I think true joy and happiness come from within; pleasure, however is something derived from outside of yourself and I think it's an important distinction to make.

I like having my own seperate life outside of the one I share with my partner. She isn't the sole reason for my happiness; it's a combination of that, doing well at work, being financially stable, having other healthy relationships with others, and even being able to have my own thing going on are why I am happy. I am able to give more of myself because I don't feel like I'm losing myself in her. I think alot of women sort of put off "living" until they begin dating or have a relationship and that's dangerous. Nothing is promised; so what happens if the relationship ends? Then what are you left with? 

Maybe that's why I don't understand why some people look outside of themselves for wholeness/being completed. That's something that has to come from you (general you) and solely you; because inherently I think we all are whole. 
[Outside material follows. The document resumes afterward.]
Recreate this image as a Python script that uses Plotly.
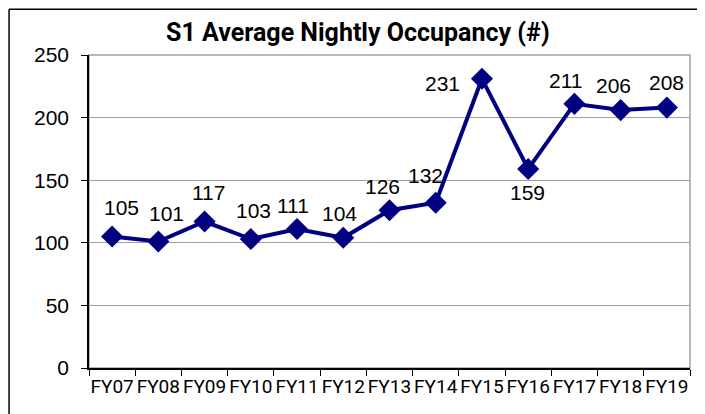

ugh...and now I'm rambling. I need some lunch.


----------



## Donna (Sep 17, 2009)

I would not say that being happy when one is involved in a loving relationship means one is dependent on that partner for one's happiness. You still derive your overall life satisfaction from within...the relationship just adds to it. Yes, being in love does contribute to our overall happiness. Nevertheless, it is just one of a myriad of things that influence us and our happiness (or lack thereof.) To me, it's like a sugar cookie with sprinkles. My life's general happiness is the cookie while the joy and happiness I draw from my marriage are the sprinkles. I can enjoy the sugar cookie without the sprinkles...it just tastes a little bit better with the sprinkles.


----------



## Tania (Sep 17, 2009)

Everyone's personalities are "hard-wired" to have certain, predisposed emotional cravings (extroversion, introversion, fetishism, whatever - these and more all figure into it). That fact plus the (post)modern value placed on defining one's own happiness indicates that it's nobody's damn business what your primary joys and goals in life may be. 

I am absolutely one of those people who requires a fulfilling love relationship to be truly happy. Sure, I can function without one. I can achieve without one. I can find a modicum of joy in other kinds of relationships and in other pursuits. But am I optimally joyful without one? Nope. And I probably never will be. Telling me I need to force myself to feel otherwise is like telling me I need to stop being a submissive person, or a Democrat, or an extrovert, or a female, or a human being. It's part of who I am right now and I'm not going change it in order to suit someone else's view of what is "healthy" or "appropriate."


----------



## Sugar (Sep 17, 2009)

Donna said:


> I would not say that being happy when one is involved in a loving relationship means one is dependent on that partner for one's happiness. You still derive your overall life satisfaction from within...the relationship just adds to it. Yes, being in love does contribute to our overall happiness. Nevertheless, it is just one of a myriad of things that influence us and our happiness (or lack thereof.) To me, it's like a sugar cookie with sprinkles. My life's general happiness is the cookie while the joy and happiness I draw from my marriage are the sprinkles. *I can enjoy the sugar cookie without the sprinkles...it just tastes a little bit better with the sprinkles.*



What a wonderful way to put it. 



Tania said:


> Everyone's personalities are "hard-wired" to have certain, predisposed emotional cravings (extroversion, introversion, fetishism, whatever - these and more all figure into it). That fact plus the (post)modern value placed on defining one's own happiness indicates that it's nobody's damn business what your primary joys and goals in life may be.
> 
> I am absolutely one of those people who requires a fulfilling love relationship to be truly happy. Sure, I can function without one. I can achieve without one. I can find a modicum of joy in other kinds of relationships and in other pursuits. But am I optimally joyful without one? Nope. And I probably never will be. Telling me I need to force myself to feel otherwise is like telling me I need to stop being a submissive person, or a Democrat, or an extrovert, or a female, or a human being. It's part of who I am right now and I'm not going change it in order to suit someone else's view of what is "healthy" or "appropriate."



Thank you.

I was feeling like I was being hard on myself but I am known for being far too easy on myself lol. All of this makes sense to me and I'm glad to know that I'm not alone...just inarticulate.


----------